Machiavelli continues by suggesting that being a moral leader does not mean that one is a good leader as good leadership leads to order, stability, and public good. He claimed that when order, stability, and public good are threatened a ruler cannot risk limiting their actions by piety or virtue. Machiavelli believed that morals stood in the way of success, that rulers need to learn how to not be good, and be willing to kill. While the religious leaders saw Machiavelli as non-Christian and destructive, Machiavelli states that leaders need to administer necessary evils in efforts to maintain order and stability within their rule, that humans can be predicted through reason. The Church saw his political agenda as lacking in Christian ethics; however, his political reform lines up with Christian thinkers and with Christian ethics of generosity, compassion, and even the golden rule as we see in Saint Augustine’s and St. Benedict’s writings.

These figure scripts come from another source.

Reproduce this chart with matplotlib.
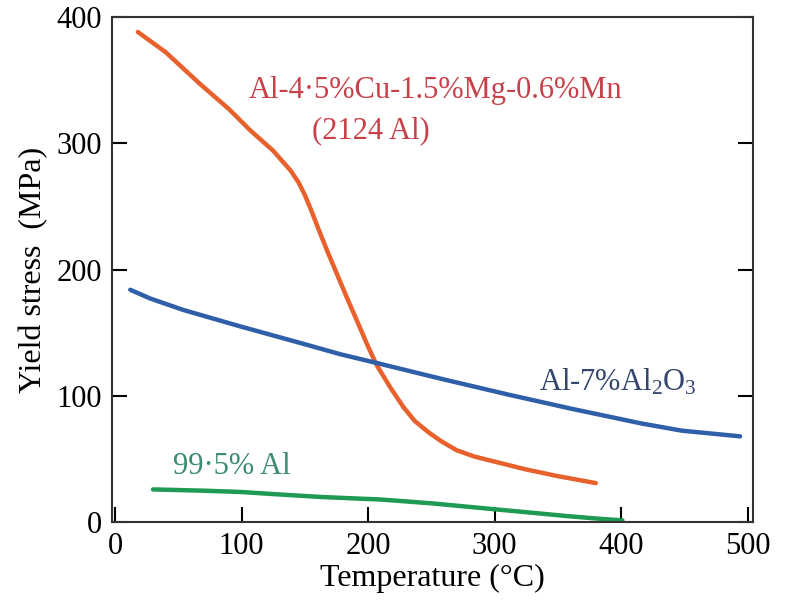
import matplotlib.pyplot as plt

# 2124 Al (Al-4.5%Cu-1.5%Mg-0.6%Mn)
temp_2124 = [18, 40, 67, 90, 107, 125, 139, 145, 150, 155, 160, 168, 176, 184, 194, 200, 207,
             218, 228, 237, 248, 258, 270, 284, 300, 324, 350, 380]
stress_2124 = [388, 372, 347, 327, 310, 294, 278, 269, 259, 247, 234, 214, 195, 176, 153, 139, 124,
               106, 91, 80, 71, 64, 57, 52, 48, 42, 36.5, 31]

# Al-7%Al2O3
temp_oxide = [12, 28, 54, 99, 146, 178, 207, 260, 311, 360, 417, 448, 494]
stress_oxide = [184, 177, 168, 155, 142, 133, 126, 113, 101, 90, 78, 72.5, 68]

# 99.5% Al
temp_pure = [30, 70, 99, 130, 163, 210, 250, 303, 330, 356, 380, 401]
stress_pure = [26, 25, 24, 22, 20, 18, 15, 10, 7.5, 5, 3, 1.5]

x_ticks = [0, 100, 200, 300, 400, 500]
y_ticks = [0, 100, 200, 300, 400]

plt.rcParams['font.family'] = ['Liberation Serif', 'DejaVu Serif']
plt.rcParams['mathtext.fontset'] = 'custom'
plt.rcParams['mathtext.rm'] = 'Liberation Serif'
plt.rcParams['mathtext.it'] = 'Liberation Serif'

fig = plt.figure(figsize=(7.89, 6.01), dpi=100)
ax = fig.add_axes([0.142, 0.131, 0.812, 0.841])

kw = dict(lw=3.2, solid_capstyle='round', solid_joinstyle='round')
ax.plot(temp_2124, stress_2124, color='#e8602c', **kw)
ax.plot(temp_oxide, stress_oxide, color='#2f5fa8', **kw)
ax.plot(temp_pure, stress_pure, color='#1e9a55', **kw)

ax.text(253, 342, 'Al-4·5%Cu-1.5%Mg-0.6%Mn', color='#c8404a', fontsize=22, ha='center', va='center')
ax.text(202, 310, '(2124 Al)', color='#c8404a', fontsize=22, ha='center', va='center')
ax.text(397, 111, r'Al-7%Al$_\mathrm{2}$O$_\mathrm{3}$', color='#34466e', fontsize=22,
        ha='center', va='center')
ax.text(92, 44, '99·5% Al', color='#3c8c6e', fontsize=22, ha='center', va='center')

ax.set_xlim(-2.4, 504)
ax.set_ylim(0, 400)
ax.set_xticks(x_ticks)
ax.set_yticks(y_ticks)
ax.tick_params(direction='in', length=11, width=1.5, labelsize=22, right=True, pad=7)
for s in ax.spines.values():
    s.set_linewidth(1.5)
    s.set_color('#333333')

ax.set_xlabel('Temperature (°C)', fontsize=23, labelpad=2)
ax.set_ylabel('Yield stress  (MPa)', fontsize=23, labelpad=6)

fig.savefig('out.png', dpi=100)
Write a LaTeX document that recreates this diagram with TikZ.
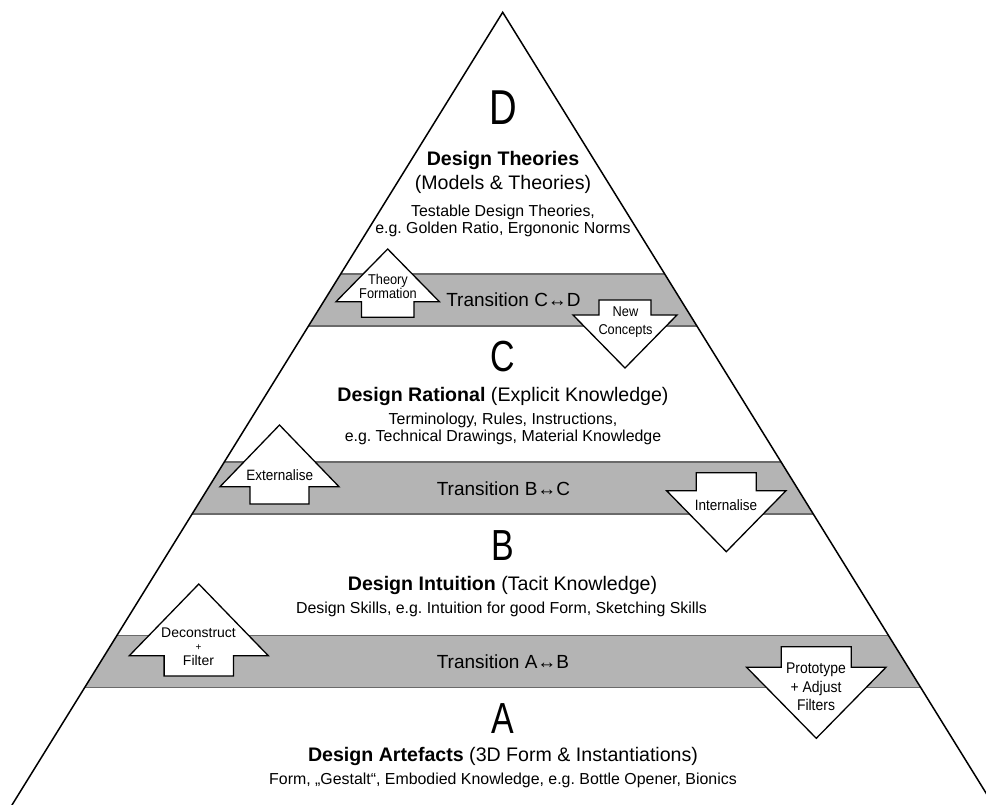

An initial consideration of Machiavelli’s thoughts on generosity, we notice that he believes it is good to be considered a generous person, but that it is dangerous to do so. Although sounding contradictory to Christianity, Machiavelli’s reasoning lies in the Christian idea of doing the most good for as many people as possible. Machiavelli argues that being generous requires that the ruler imposes new ways of revenue collection and therefore make his subjects hate him and lead to a guarantee that no one will think well of him.1 Machiavelli makes a similar case for compassion, in that it is better to be seen as cruel then it is to be viewed as loving, if necessary. He asserts that as the head of an army a ruler needs to “be prepared to be thought cruel.” The same Christian idea can be used to explain his argument as before.
In the words of Star Trek’s Spock, “the needs of the many outweigh the needs of the few”. Machiavelli states that its more compassionate to impose harshness on a few rather than make use of compassion and risk chaos to take place.2 If we look back to St. Augustine’s The City of God 4 we learn that rulers and people are dominated by their own selfish lust for power, whereas in the City of God, which Luther also makes notions of in his Doctrine of The Two Kingdoms, people serve one another in charity.
Under this assumption we see that men do not serve out of charity, but rather serve in a situation of ‘do unto others as you would have done to yourself.’ Perhaps Machiavelli agreed with this view of Christianity. Machiavelli’s ruler never commits an act that they would not have done to themselves. I think the Machiavellian ruler loves their neighbor as much as themselves. Machiavelli sees the political field as a place for necessary evil. He believes, out of love, that some evil must take place in order to benefit the most people.
Machiavelli saw the world he lived in as a two kingdom place, like Luther and St. Augustine did. He viewed human history for what it was, not what it could be; he saw people as evil and sick. Machiavelli’s picture of human history took into account the human equation, that we are sinful and therefore predictable, which he believes will lead to a better understanding of the future.